An expert has dismissed the idea that there's a web services war saying that there's little conflict between SOAP-based WS-* services against REST services.

Jean Paoli, general manager of interoperability at the company and also a pioneer in the development of XML, was dismissive of any assertion that the two web services strains are in some sort of battle. REST, however, has gained adherents lately, such as Ruby on Rails builder David Heinemeier Hansson, who have shown disdain for what they see as the complexity of WS-* specifications

Hansson and others even have mockingly called the specifications "ws death star," referring to the enemy battle station in "Star Wars." Developers in charge of the Rails framework switched emphasis from SOAP to REST services in version 2.0 of Rails in 2007.

But Paoli described the situation as "overblown," stressing developers can make choices.
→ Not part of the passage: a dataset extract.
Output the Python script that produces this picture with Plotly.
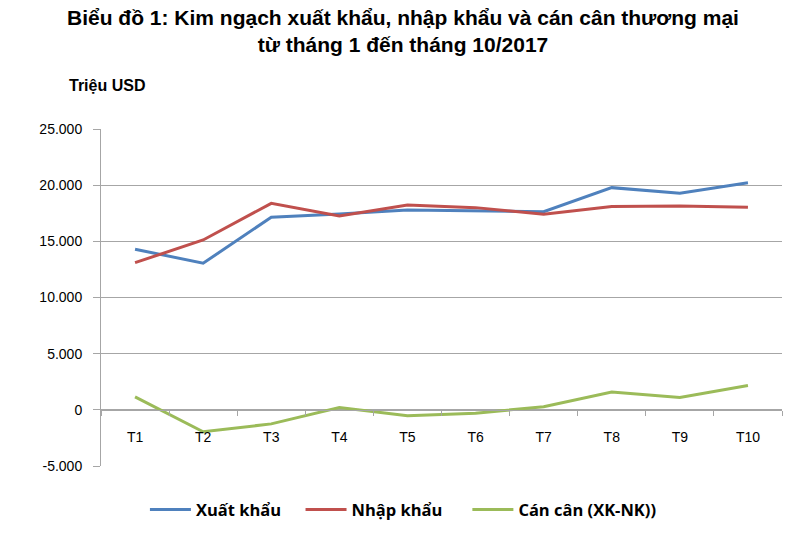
import plotly.graph_objects as go

months = ["T1", "T2", "T3", "T4", "T5", "T6", "T7", "T8", "T9", "T10"]
xuat_khau = [14300, 13050, 17150, 17440, 17800, 17700, 17640, 19780, 19280, 20220]
nhap_khau = [13100, 15120, 18380, 17260, 18240, 18000, 17410, 18090, 18150, 18030]
can_can = [1150, -1950, -1250, 200, -520, -300, 280, 1580, 1100, 2170]

y_ticks = [-5000, 0, 5000, 10000, 15000, 20000, 25000]
y_tick_labels = ["-5.000", "0", "5.000", "10.000", "15.000", "20.000", "25.000"]
y_range = [-5000, 25000]

series = [
    ("Xuất khẩu", xuat_khau, "#4F81BD", "legend"),
    ("Nhập khẩu", nhap_khau, "#C0504D", "legend2"),
    ("Cán cân (XK-NK))", can_can, "#9BBB59", "legend3"),
]

fig = go.Figure()
for name, vals, color, leg in series:
    fig.add_trace(go.Scatter(x=months, y=vals, name=name, mode="lines", legend=leg,
                             line=dict(color=color, width=3)))

grid_col = "#A6A6A6"
zero_pos = (0 - y_range[0]) / (y_range[1] - y_range[0])
base_font = "Liberation Sans, Arial, sans-serif"
legend_font = dict(family="Open Sans, sans-serif", size=16.5, color="#000000", weight="bold")


def leg(xpos):
    return dict(orientation="h", x=xpos, xanchor="left", y=-0.13, yanchor="middle",
                font=legend_font, itemwidth=41, bgcolor="rgba(0,0,0,0)")


fig.update_layout(
    width=800, height=549,
    margin=dict(l=101, r=18, t=129, b=83),
    paper_bgcolor="white", plot_bgcolor="white",
    font=dict(family=base_font, size=14, color="#000000"),
    showlegend=True,
    legend=leg(0.0645),
    legend2=leg(0.293),
    legend3=leg(0.538),
    xaxis=dict(
        type="category", range=[-0.5, len(months) - 0.5],
        anchor="free", position=zero_pos,
        showline=True, linecolor=grid_col, linewidth=1,
        ticks="outside", tickson="boundaries", ticklen=5, tickcolor=grid_col,
        showgrid=False, ticklabelstandoff=14,
        tickfont=dict(size=14),
    ),
    yaxis=dict(
        range=y_range, tickvals=y_ticks, ticktext=y_tick_labels,
        showline=True, linecolor=grid_col, linewidth=1,
        ticks="outside", ticklen=7, tickcolor=grid_col,
        showgrid=True, gridcolor=grid_col, gridwidth=1,
        zeroline=False, ticklabelstandoff=8,
        tickfont=dict(size=14),
    ),
    annotations=[
        dict(text="<b>Biểu đồ 1: Kim ngạch xuất khẩu, nhập khẩu và cán cân thương mại<br>từ tháng 1 đến tháng 10/2017</b>",
             xref="paper", yref="paper", x=(403 - 101) / 682, y=1 + (129 - 4) / 337,
             xanchor="center", yanchor="top", showarrow=False,
             font=dict(family=base_font, size=21, color="#000000")),
        dict(text="<b>Triệu USD</b>", xref="paper", yref="paper",
             x=-0.05, y=1.128, xanchor="left", yanchor="middle",
             showarrow=False, font=dict(family=base_font, size=16, color="#000000")),
    ],
)

fig.write_html("out.html")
"You use as much as you need from any standard," he said. For simple web services, developers can use REST. For more complex needs, they can use WS-* services, he said. The WS-* palette of specifications features capabilities in areas such as security and reliable messaging.

Microsoft supports REST in technologies such as its Windows Communication Foundation for web services and its Windows Azure Storage Services for cloud computing.

Paoli and Craig Shank, general manager of interoperability strategy at Microsoft, emphasised various interoperability efforts at Microsoft ranging from document format work and collaborating on standards bodies to working with Novell on enabling Microsoft's Silverlight rich media technology to run on Linux. The company also has assisted in such efforts as development of a PHP software development kit for Azure.

Microsoft has launched a website entitled Interoperability Bridges & Lab Center, detailing links between Microsoft and non-Microsoft technologies.

"As a practical matter, we have a wide range of people who work on and are focused on interoperability," Shank said.